- The price tag of new Alzheimer’s drug Aduhelm could squeeze Medicare and patients.
- Experts say the cost could prompt Medicare and private insurers to find new ways to pay for drugs.
- Insurers Cigna and Humana are considering contracts to pay for the drug based on how well it works.
- See more stories on Insider’s business page.
In June, the US Food and Drug Administration approved the first drug in nearly two decades to treat the devastating Alzheimer’s disease.
The controversial drug, Aduhelm, made by drugmaker Biogen, is meant to slow the progression of Alzheimer’s by removing a sticky plaque that builds up in the brains of some people with the disease. It’s not clear if it improves memory or cognition in patients.
Even so, the $56,000-per-year drug, and the cost of imaging needed to spot those plaques, threaten to strain both the finances of patients and Medicare, the federal insurance program for people 65 and older, as well as those with certain disabilities and health conditions.
Medicare could end up spending $29 billion in a single year should just 500,000 people get the drug, according to Medicare experts at the Kaiser Family Foundation.
Patients enrolled in traditional Medicare could be saddled with out-of-pocket expenses of $11,500 for one year for Aduhelm treatment. The cost of the drug is also likely to drive higher Medicare and supplemental insurance premiums.
Some experts say the price tags of Aduhelm and a pipeline of future high-cost treatments should encourage the federal government and private insurers to find new ways to pay for drugs, including arrangements in which payment is based on whether they work or not. Health insurers like Cigna and Humana are already thinking about entering into such “value-based” contracts.
Some big insurers are already considering different ways to pay for Aduhelm
Biogen said earlier this month that it’s already in talks with national insurer Cigna and other payers about striking up a value-based agreement so patients have access to the drug. Biogen said the two will track certain patient outcomes.
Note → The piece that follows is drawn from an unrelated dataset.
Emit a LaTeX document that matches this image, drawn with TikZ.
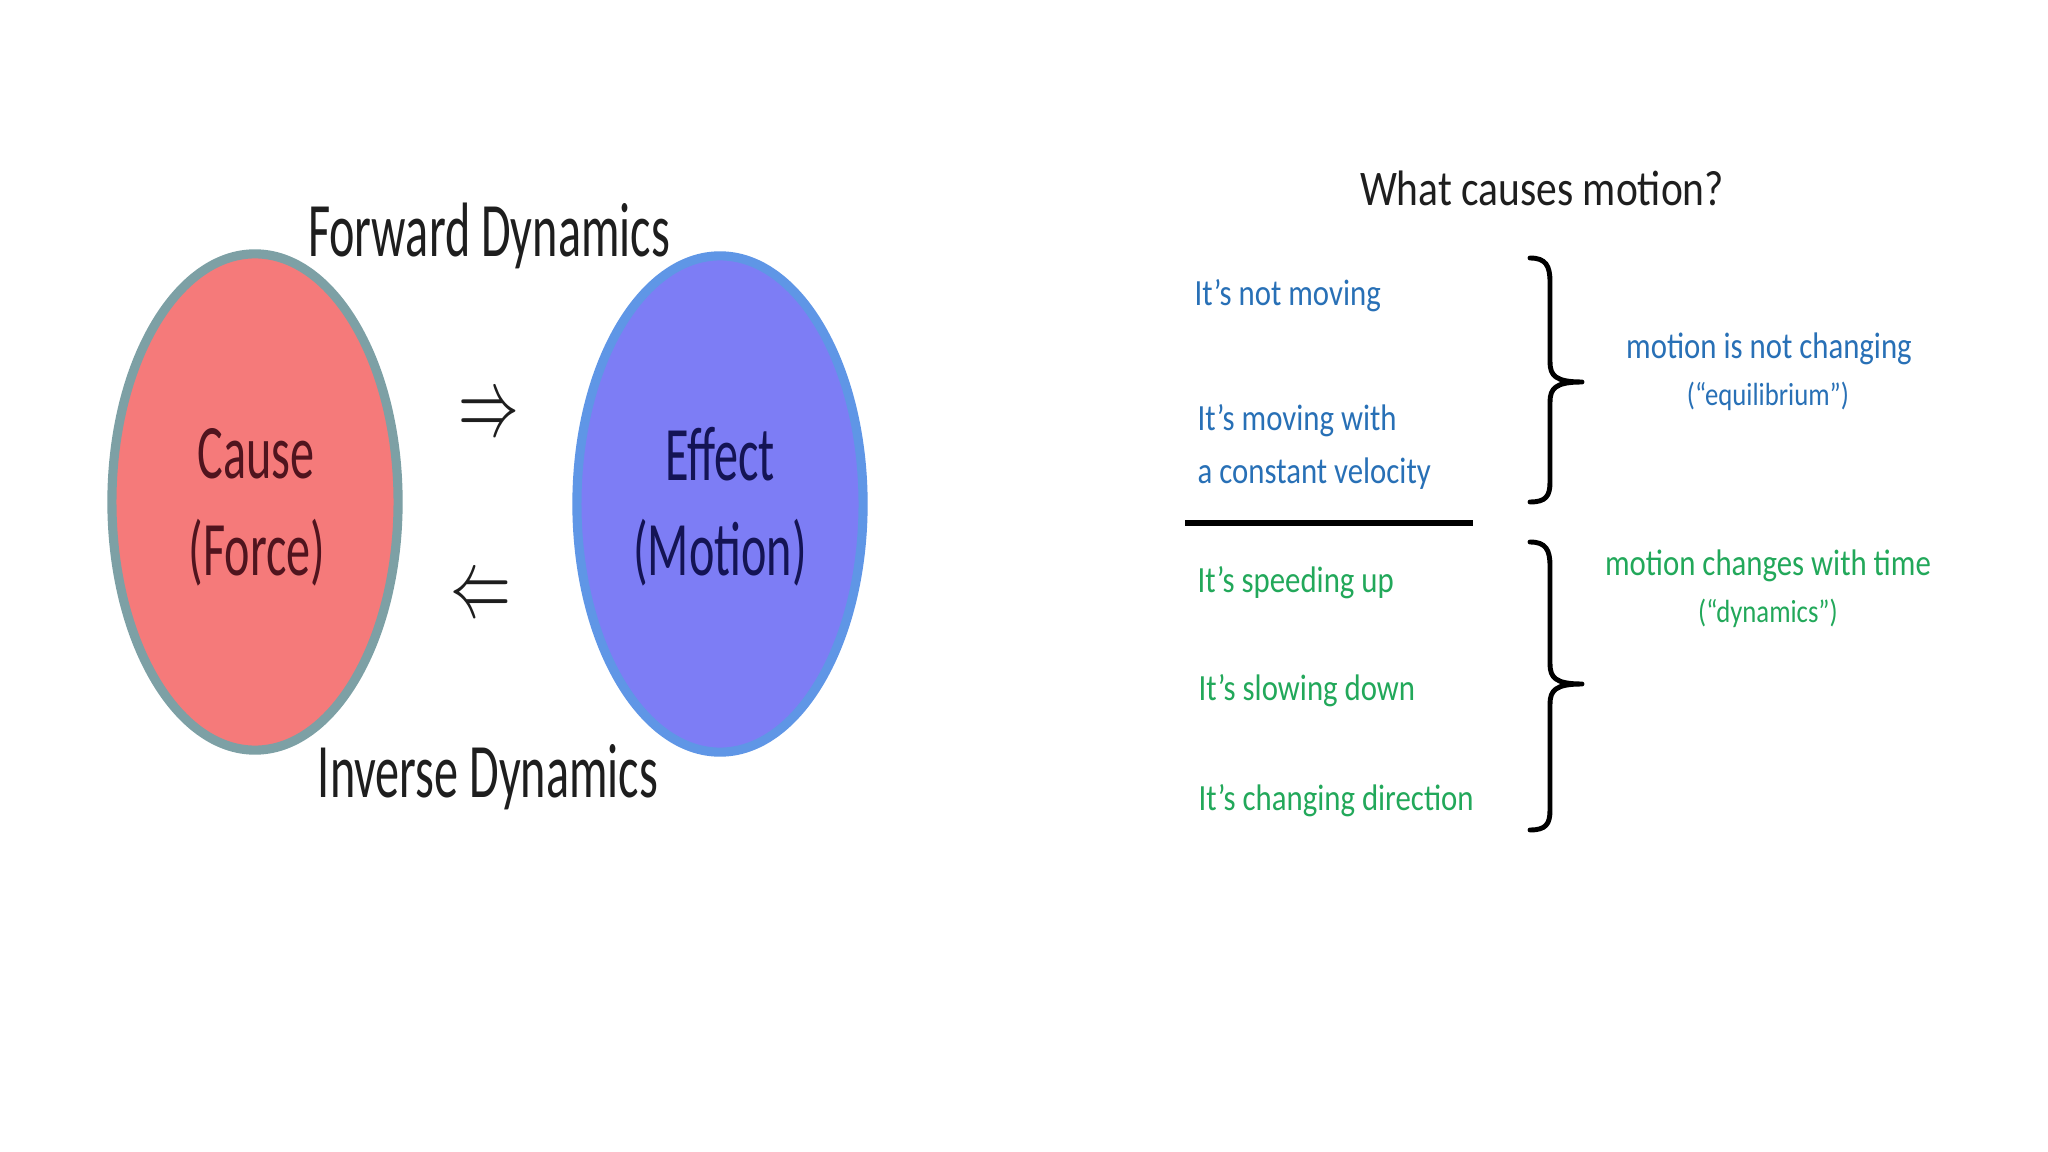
\documentclass[tikz,border=0pt]{standalone}
\usepackage{fontspec}
\setmainfont{Carlito}
\usepackage{graphicx}
\usetikzlibrary{shapes.geometric}
\definecolor{redfill}{RGB}{245,122,122}
\definecolor{redborder}{RGB}{125,160,165}
\definecolor{bluefill}{RGB}{125,125,245}
\definecolor{blueborder}{RGB}{95,150,230}
\definecolor{causetxt}{RGB}{80,20,30}
\definecolor{effecttxt}{RGB}{20,20,85}
\definecolor{dyntxt}{RGB}{30,30,30}
\definecolor{txtblue}{RGB}{40,112,182}
\definecolor{txtgreen}{RGB}{34,168,90}
\newcommand{\stretchL}[1]{\scalebox{1}[1.6]{#1}}
\newcommand{\stretchR}[1]{\scalebox{1}[1.2]{#1}}
\begin{document}
\begin{tikzpicture}[x=0.01cm,y=-0.01cm,
  blob/.style={ellipse, inner sep=0pt, line width=2.6pt, minimum width=2.86cm, minimum height=4.96cm},
  bigtxt/.style={inner sep=0pt, font=\fontsize{13.7}{16}\selectfont},
  arrtxt/.style={inner sep=0pt, font=\fontsize{16.5}{19}\selectfont, text=dyntxt},
  listtxt/.style={inner sep=0pt, anchor=west, font=\fontsize{8.76}{10.5}\selectfont},
  sidetxt/.style={inner sep=0pt, font=\fontsize{8.76}{10.5}\selectfont},
  smalltxt/.style={inner sep=0pt, font=\fontsize{7.6}{9}\selectfont},
  bracestroke/.style={line width=1.4pt, line cap=round, line join=round}
]
\useasboundingbox (0,0) rectangle (2048,1152);
\fill[white] (0,0) rectangle (2048,1152);

% left diagram
\node[blob, draw=redborder, fill=redfill] (cause) at (255,502) {};
\node[blob, draw=blueborder, fill=bluefill] (effect) at (720,504) {};
\node[bigtxt, text=causetxt] (causeA) at (256,454) {\stretchL{Cause}};
\node[bigtxt, text=causetxt] (causeB) at (257,553) {\stretchL{(Force)}};
\node[bigtxt, text=effecttxt] (effectA) at (720,454) {\stretchL{Effect}};
\node[bigtxt, text=effecttxt] (effectB) at (720,553) {\stretchL{(Motion)}};
\node[bigtxt, text=dyntxt] (fwd) at (489,236) {\stretchL{Forward Dynamics}};
\node[bigtxt, text=dyntxt] (inv) at (488,777) {\stretchL{Inverse Dynamics}};
\node[arrtxt] (rarr) at (489,418) {\stretchL{$\Rightarrow$}};
\node[arrtxt] (larr) at (481,599) {\stretchL{$\Leftarrow$}};

% right diagram
\node[inner sep=0pt, font=\fontsize{11.8}{14}\selectfont, text=dyntxt] (title) at (1542,188) {\stretchR{What causes motion?}};
\node[listtxt, text=txtblue] (l1) at (1194,296) {\stretchR{It’s not moving}};
\node[listtxt, text=txtblue] (l2) at (1197,421) {\stretchR{It’s moving with}};
\node[listtxt, text=txtblue] (l3) at (1197,474) {\stretchR{a constant velocity}};
\node[listtxt, text=txtgreen] (l4) at (1197,583) {\stretchR{It’s speeding up}};
\node[listtxt, text=txtgreen] (l5) at (1198,691) {\stretchR{It’s slowing down}};
\node[listtxt, text=txtgreen] (l6) at (1198,801) {\stretchR{It’s changing direction}};
\draw[line width=1.5pt] (1185,523) -- (1473,523);

\node[sidetxt, text=txtblue] (s1) at (1769,349) {\stretchR{motion is not changing}};
\node[smalltxt, text=txtblue] (s2) at (1768,396) {\stretchR{(“equilibrium”)}};
\node[sidetxt, text=txtgreen] (s3) at (1768,566) {\stretchR{motion changes with time}};
\node[smalltxt, text=txtgreen] (s4) at (1768,613) {\stretchR{(“dynamics”)}};

% braces
\draw[bracestroke] (1530,258) .. controls (1546,258) and (1550,266) .. (1550,282)
  -- (1550,362) .. controls (1550,376) and (1556,382) .. (1582,382)
  .. controls (1556,382) and (1550,388) .. (1550,402)
  -- (1550,482) .. controls (1550,496) and (1546,502) .. (1530,502);
\draw[bracestroke] (1530,542) .. controls (1546,542) and (1550,550) .. (1550,566)
  -- (1550,664) .. controls (1550,678) and (1556,684) .. (1582,684)
  .. controls (1556,684) and (1550,690) .. (1550,704)
  -- (1550,810) .. controls (1550,824) and (1546,830) .. (1530,830);
\end{tikzpicture}
\end{document}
Biogen’s “list price is not where this conversation should end,” Tim Wentworth, the CEO of Cigna’s health services business, said during the Goldman Sachs Global Healthcare conference this month, according to a Sentieo transcript.
“I’d like to believe that they’re willing to stand behind this drug. That if it’s given to the patient for whom it’s indicated, that if it doesn’t work, that there’d be a mechanism to potentially get a payer back some or all of their investments,” he said.
Meanwhile, Humana CEO Bruce Broussard said during the company’s investor day on Tuesday that while Humana hasn’t yet had any detailed conversations about an outcomes-based contract for Aduhelm, it hopes to strike one up.
Broussard said Humana has paid for drugs based on outcomes, but those arrangements largely involve generic drugs and drugs with competition in the marketplace. A treatment like Aduhelm would be new territory.
“We would hope that we would be able to introduce and be able to develop that, but it would be something that I think would be unique and innovative as we think about our historical experience,” Broussard said.
Analysts at Capital Alpha Partners said in a research note June 8 that contracts based on patients’ health outcomes are difficult to work out administratively, but Aduhelm’s high-cost and potentially large patient demand could prompt the Centers for Medicare and Medicaid Services to propose one for the drug.
The agency, the analysts wrote, could test a new model through an demo with the CMS Innovation Center, which tests alternative payment models.
A pipeline of high-cost Alzheimer’s drugs could spark changes in how the US and insurers pay for drugs
Alternative payment models for drugs are rare, and that’s in part because there haven’t been enough high-cost drugs with long-lasting benefits that threaten payers’ budgets, according to Darius Lakdawalla, an economist at the University of Southern California’s Schaeffer Center who has consulted for Biogen.
That’s poised to change as new treatments for Alzheimer’s and other drugs, like cell and gene therapies, hit the market, he told Insider.
“It is just a question of getting enough new drugs that challenge our existing payment model,” Lakdawalla said. “Those have been the exception rather than the rule, but I think we’re moving into an era when they will increasingly become more prevalent.”
Some experts have suggested a few other ways to pay for high-cost drugs, though they’re still mulling how those strategies would apply to a drug that must be taken for years.
Lakdawalla said there’s a long pipeline of Alzheimer’s drugs that aim to treat people earlier in life. That could create a problem: A commercial insurer may shoulder the high cost of the drugs, only to have that patient soon become eligible for Medicare. Medicare would then reap the benefits.
Payment for such drugs should be spread out over time, like a mortgage, so the payer shouldering the cost gets the benefit, he said. Otherwise, insurers might not cover the drug generously.
Another way to ensure costs don’t put too much strain on payer budgets is to strike up so-called subscription agreements with drug makers, said Pei-Jung Lin, project director for the Center for the Evaluation of Value and Risk in Health at Tufts Medical Center.
Under these agreements, which are sometimes called ”
models,” governments or insurers make a fixed payment to the drugmaker, regardless of how many patients access the drug. Some states, including Washington and Louisiana, have tried paying for Hepatitis C treatments that way.